This is the second year running in which Jon McGregor has been shortlisted for the Award, which would be notable in itself; but, more than that, it’s also the second time in a row that has been runner-up. I very much liked McGregor’s nominated story last year; and he’s written another superb piece in this time around. ‘Wires’ is the story of a student named Emily Wilkinson who has an accident on the motorway when a sugar-beet smashes through her windscreen. Whilst waiting for the police to arrive, she dwells on her life, particularly her relationship with doctoral candidate Marcus, over which she has her doubts.
As with last year’s story, I’m struck by how completely McGregor evokes his protagonist’s mindset through his prose.
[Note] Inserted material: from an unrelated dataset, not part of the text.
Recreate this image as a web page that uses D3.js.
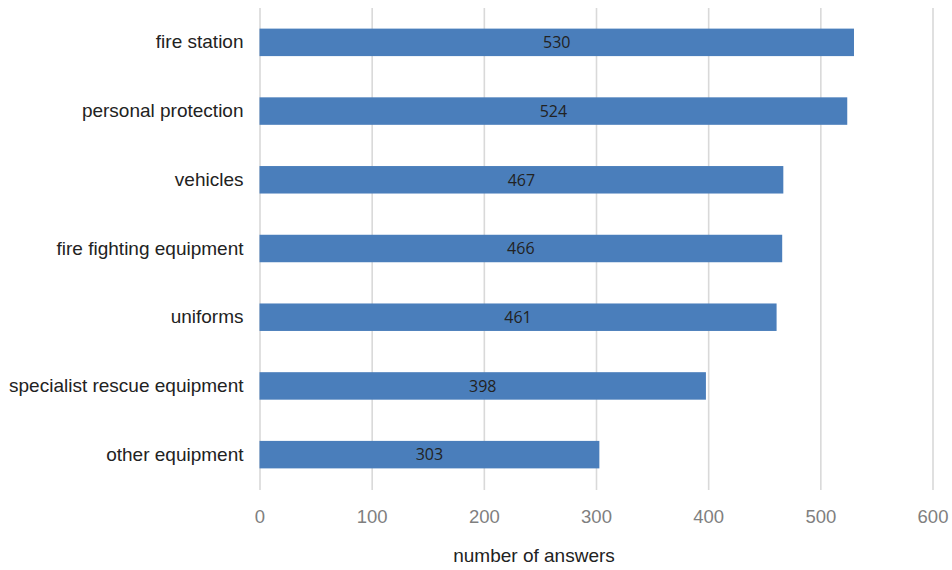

The title of ‘Wires’ seemingly refers to neural pathways; and the rambling, jagged passages of narration evoke the feeling of a mind working than one can comprehend. Here, for example, is the opening of the story:
It was a sugar-beet, presumably, since that was a sugar-beet lorry in front of her and this thing turning in the air at something like sixty miles an hour had just fallen off it. It looked sort of like a giant turnip, and was covered in mud, and basically looked more or less like whatever she would have imagined a sugar-beet to look like if she’d given it any thought before now. Which she didn’t think she had. It was totally filthy. They didn’t make sugar out of that, did they? What did they do, grind it? Cook it?
All this and more goes through Emily’s mind before the sugar-beet even hits her car. Her thoughts flit from subject to subject in this way, with these lengthier passages punctuated by terser dialogue from the two men who saw Emily’s accident and have come to help; when they speak, the effect is of reality intruding in on the world of thought, in order to reassert itself.
McGregor also uses his narrative style to subtly suggest that maybe Emily hasn’t been left as unscathed by the incident as she had assumed. I’d say ‘Wires’ was a worthy runner-up, and will be interested to see how the winning story compares.